The Indians looked at Baez as part of a bigger deal for Carlos Carrasco or Danny Salazar, but Cleveland has a reputation for using trade talks to get a better read on its farm system. The San Diego Padres didn’t push hard enough to move Tyson Ross. The Philadelphia Phillies and Atlanta Braves actually liked Jorge Soler more than Baez while shopping Cole Hamels and Shelby Miller.

“The only thing you were wondering was: Could he calm down his swing?” Wilken said. “There were times you could see a pretty decent two-strike swing as an amateur. It would be rare, but if you were there to see it, you’d say: ‘OK, I can gamble on that.’ I can gamble on (Cubs hitting coach John) Mallee or whoever else they want to give credit for (those) better two-strike swings.

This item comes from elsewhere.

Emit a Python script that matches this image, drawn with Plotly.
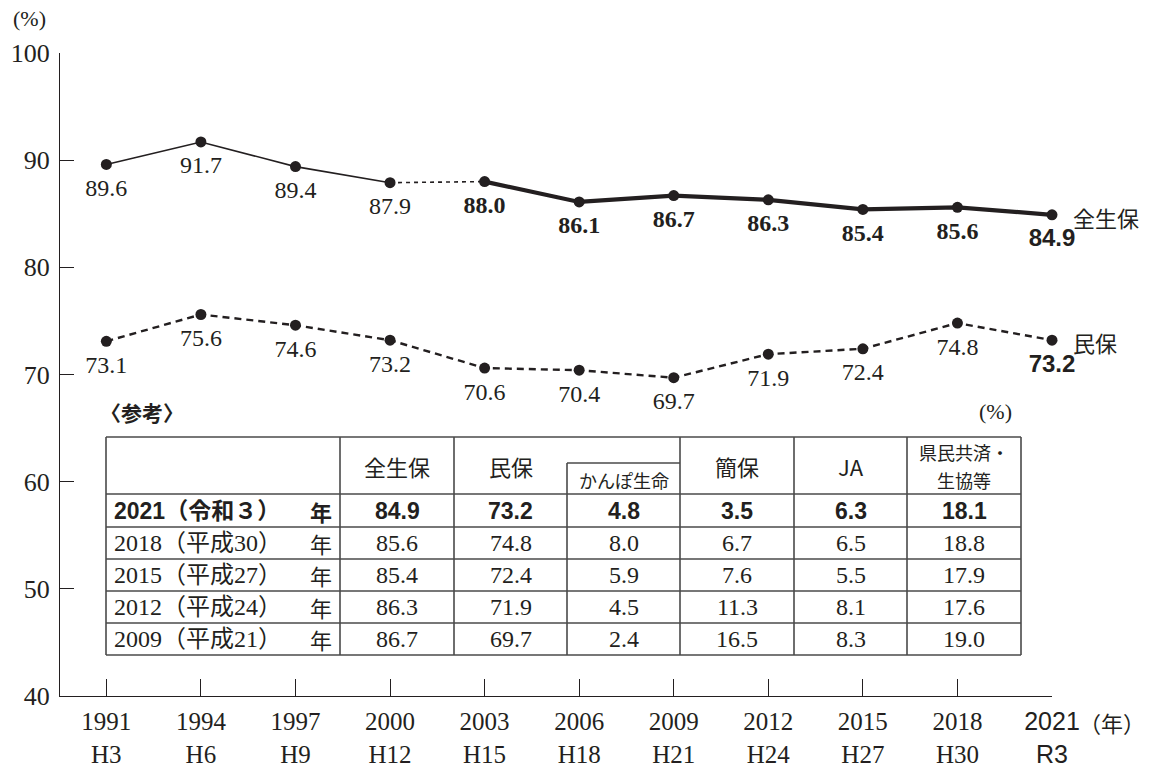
import plotly.graph_objects as go

# ---------------- data ----------------
years = ["1991", "1994", "1997", "2000", "2003", "2006", "2009", "2012", "2015", "2018", "2021"]
eras = ["H3", "H6", "H9", "H12", "H15", "H18", "H21", "H24", "H27", "H30", "R3"]
zenseiho = [89.6, 91.7, 89.4, 87.9, 88.0, 86.1, 86.7, 86.3, 85.4, 85.6, 84.9]
minpo = [73.1, 75.6, 74.6, 73.2, 70.6, 70.4, 69.7, 71.9, 72.4, 74.8, 73.2]

table_headers = ["全生保", "民保", "かんぽ生命", "簡保", "JA", "県民共済・<br>生協等"]
table_rows = ["2021（令和３）", "2018（平成30）", "2015（平成27）", "2012（平成24）", "2009（平成21）"]
tbl_zenseiho = [84.9, 85.6, 85.4, 86.3, 86.7]
tbl_minpo = [73.2, 74.8, 72.4, 71.9, 69.7]
tbl_kanpo_seimei = [4.8, 8.0, 5.9, 4.5, 2.4]
tbl_kanpo = [3.5, 6.7, 7.6, 11.3, 16.5]
tbl_ja = [6.3, 6.5, 5.5, 8.1, 8.3]
tbl_kenmin = [18.1, 18.8, 17.9, 17.6, 19.0]

# ---------------- styles ----------------
INK = "#231f20"
SERIF = "Liberation Serif, Noto Sans CJK JP, serif"
SANS = "Liberation Sans, Noto Sans CJK JP, sans-serif"
CJK = "Noto Sans CJK JP, sans-serif"

L, R, T, B = 60, 1052, 53, 696
W, H = 1150, 769


def px(x):
    return (x - L) / (R - L)


def py(y):
    return (B - y) / (B - T)


xs = list(range(len(years)))
fig = go.Figure()

# 全生保 segments: thin solid, dotted, thick solid
fig.add_trace(go.Scatter(x=xs[0:4], y=zenseiho[0:4], mode="lines",
                         line=dict(color=INK, width=1.6), hoverinfo="skip", showlegend=False))
fig.add_trace(go.Scatter(x=xs[3:5], y=zenseiho[3:5], mode="lines",
                         line=dict(color=INK, width=1.6, dash="4px,4px"), hoverinfo="skip", showlegend=False))
fig.add_trace(go.Scatter(x=xs[4:], y=zenseiho[4:], mode="lines",
                         line=dict(color=INK, width=4.2), hoverinfo="skip", showlegend=False))

# 民保 line
fig.add_trace(go.Scatter(x=xs, y=minpo, mode="lines", name="民保",
                         line=dict(color=INK, width=2.4, dash="7px,5px"),
                         hoverinfo="skip", showlegend=False))

# labels (invisible larger markers push the text a bit further below the points)
z_fam = [SERIF] * 10 + [SANS]
z_wt = ["normal"] * 4 + ["bold"] * 6 + ["bold"]
fig.add_trace(go.Scatter(
    x=xs, y=zenseiho, mode="markers+text", name="全生保",
    marker=dict(color="rgba(0,0,0,0)", size=20),
    text=[f"{v:.1f}" for v in zenseiho], textposition="bottom center",
    textfont=dict(family=z_fam, size=24, color=INK, weight=z_wt),
    cliponaxis=False, hoverinfo="skip", showlegend=False))

m_fam = [SERIF] * 10 + [SANS]
m_wt = ["normal"] * 10 + ["bold"]
fig.add_trace(go.Scatter(
    x=xs, y=minpo, mode="markers+text", name="民保",
    marker=dict(color="rgba(0,0,0,0)", size=20),
    text=[f"{v:.1f}" for v in minpo], textposition="bottom center",
    textfont=dict(family=m_fam, size=24, color=INK, weight=m_wt),
    cliponaxis=False, hoverinfo="skip", showlegend=False))

# markers
for series, nm in ((zenseiho, "全生保"), (minpo, "民保")):
    fig.add_trace(go.Scatter(x=xs, y=series, mode="markers", name=nm,
                             marker=dict(color=INK, size=11), cliponaxis=False,
                             showlegend=False))

# series names
fig.add_annotation(x=xs[-1], y=zenseiho[-1], xref="x", yref="y", text="全生保", showarrow=False,
                   xanchor="left", yanchor="middle", xshift=19, yshift=-2,
                   font=dict(family=CJK, size=22, color=INK))
fig.add_annotation(x=xs[-1], y=minpo[-1], xref="x", yref="y", text="民保", showarrow=False,
                   xanchor="left", yanchor="middle", xshift=19, yshift=-2,
                   font=dict(family=CJK, size=22, color=INK))

# tick labels
ticktext = [f"{y}<br>{e}" for y, e in zip(years, eras)]
ticktext[-1] = f"<span style='font-family:Liberation Sans'>{years[-1]}<br>{eras[-1]}</span>"

fig.update_xaxes(range=[-0.49, len(years) - 1], tickvals=xs, ticktext=ticktext,
                 ticks="inside", ticklen=17, tickwidth=1.2, tickcolor=INK,
                 showline=True, linecolor=INK, linewidth=1.2, showgrid=False, zeroline=False,
                 tickfont=dict(family=SERIF, size=25, color=INK), ticklabelstandoff=3)
fig.update_yaxes(range=[40, 100], tickvals=[40, 50, 60, 70, 80, 90, 100],
                 ticks="inside", ticklen=14, tickwidth=1.2, tickcolor=INK,
                 showline=True, linecolor=INK, linewidth=1.2, showgrid=False, zeroline=False,
                 tickfont=dict(family=SERIF, size=26, color=INK), ticklabelstandoff=4)

anns = []
anns.append(dict(x=px(1112), y=py(722), text="（年）", font=dict(family=CJK, size=22, color=INK)))
anns.append(dict(x=px(29), y=py(18), text="(%)", font=dict(family=SERIF, size=22, color=INK)))
anns.append(dict(x=px(995), y=py(412), text="(%)", font=dict(family=SERIF, size=22, color=INK)))
anns.append(dict(x=px(98), y=py(412), text="〈参考〉", xanchor="left",
                 font=dict(family=CJK, size=21, color=INK, weight="bold")))

# ---------------- table ----------------
tx0, tx1 = 106, 1021
ty0, ty1 = 437, 655
col_edges = [106, 340, 454, 567, 680, 794, 907, 1021]
row_edges = [494, 527, 559, 591, 623, 655]
sub_top = 463
shapes = []
lc = dict(color="#4a4a4a", width=1.6)


def seg(x0, y0, x1, y1):
    shapes.append(dict(type="line", xref="paper", yref="paper",
                       x0=px(x0), y0=py(y0), x1=px(x1), y1=py(y1), line=lc))


seg(tx0, ty0, tx1, ty0)
seg(tx0, ty1, tx1, ty1)
for e in row_edges[:-1]:
    seg(tx0, e, tx1, e)
for e in col_edges:
    if e == 567:
        seg(e, sub_top, e, ty1)
    else:
        seg(e, ty0, e, ty1)
seg(567, sub_top, 680, sub_top)

cols = [tbl_zenseiho, tbl_minpo, tbl_kanpo_seimei, tbl_kanpo, tbl_ja, tbl_kenmin]
centers = [(col_edges[i + 1] + col_edges[i + 2]) / 2 for i in range(6)]
head_y = [466, 466, 480, 466, 466, 466]
head_size = [22, 22, 18, 22, 22, 18]
for j, h in enumerate(table_headers):
    lines = h.split("<br>")
    n = len(lines)
    for k, ln in enumerate(lines):
        yy = head_y[j] + (k - (n - 1) / 2) * 28
        anns.append(dict(x=px(centers[j]), y=py(yy), text=ln,
                         font=dict(family=CJK, size=head_size[j], color=INK)))

for i, lab in enumerate(table_rows):
    yc = (row_edges[i] + row_edges[i + 1]) / 2
    if i == 0:
        f = dict(family=SANS, size=23, color=INK, weight="bold")
    else:
        f = dict(family=SERIF, size=24, color=INK)
    anns.append(dict(x=px(112), y=py(yc), text=lab, xanchor="left", font=f))
    anns.append(dict(x=px(334), y=py(yc), text="年", xanchor="right",
                     font=dict(family=CJK, size=22, color=INK, weight="bold" if i == 0 else "normal")))
    for j, c in enumerate(cols):
        anns.append(dict(x=px(centers[j]), y=py(yc), text=f"{c[i]:.1f}", font=f))

for a in anns:
    a.setdefault("xref", "paper")
    a.setdefault("yref", "paper")
    a.setdefault("showarrow", False)
    a.setdefault("xanchor", "center")
    a.setdefault("yanchor", "middle")

fig.update_layout(
    width=W, height=H, margin=dict(l=L, r=W - R, t=T, b=H - B, autoexpand=False),
    paper_bgcolor="white", plot_bgcolor="white",
    annotations=list(fig.layout.annotations) + anns, shapes=shapes,
    font=dict(family=SERIF, color=INK),
)

fig.write_html("out.html", config={"displayModeBar": False},
               post_script="document.body.style.margin='0px';")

“Credit whoever talked to him. Credit to him for taking (the advice). But that ability was there – and I don’t know if people got to see that. And there were only glimpses of that. Fortunately, it happened it front of me. That made it much easier, because all the rest of his game was fine. He wasn’t (some) crude (player).”

Another middle infielder born in Puerto Rico who moved to Florida also caught Wilken’s attention that year. But the Cubs had reports that Francisco Lindor would go in the third-to-sixth range near the top of the first round. The future All-Star shortstop surprisingly fell to the Indians at No. 8, or one spot in front of Baez.

“He was the ‘Steady Eddie,’” Wilken said. “He didn’t have that field charisma or flair that Baez had. But he was – if there’s such a thing with a high school guy – a sure draft. We kind of throw that tag mostly on college guys. But Lindor was far ahead of the scales as far as being under control of himself at the age of 17.

“If we did call a timeout or whatever, I still think at the end I might have taken Baez, just because of the damage he could possibly do as an offensive player.”

And now either Baez (108 years) or Lindor (68 years) will be front and center when one team finally ends a World Series drought.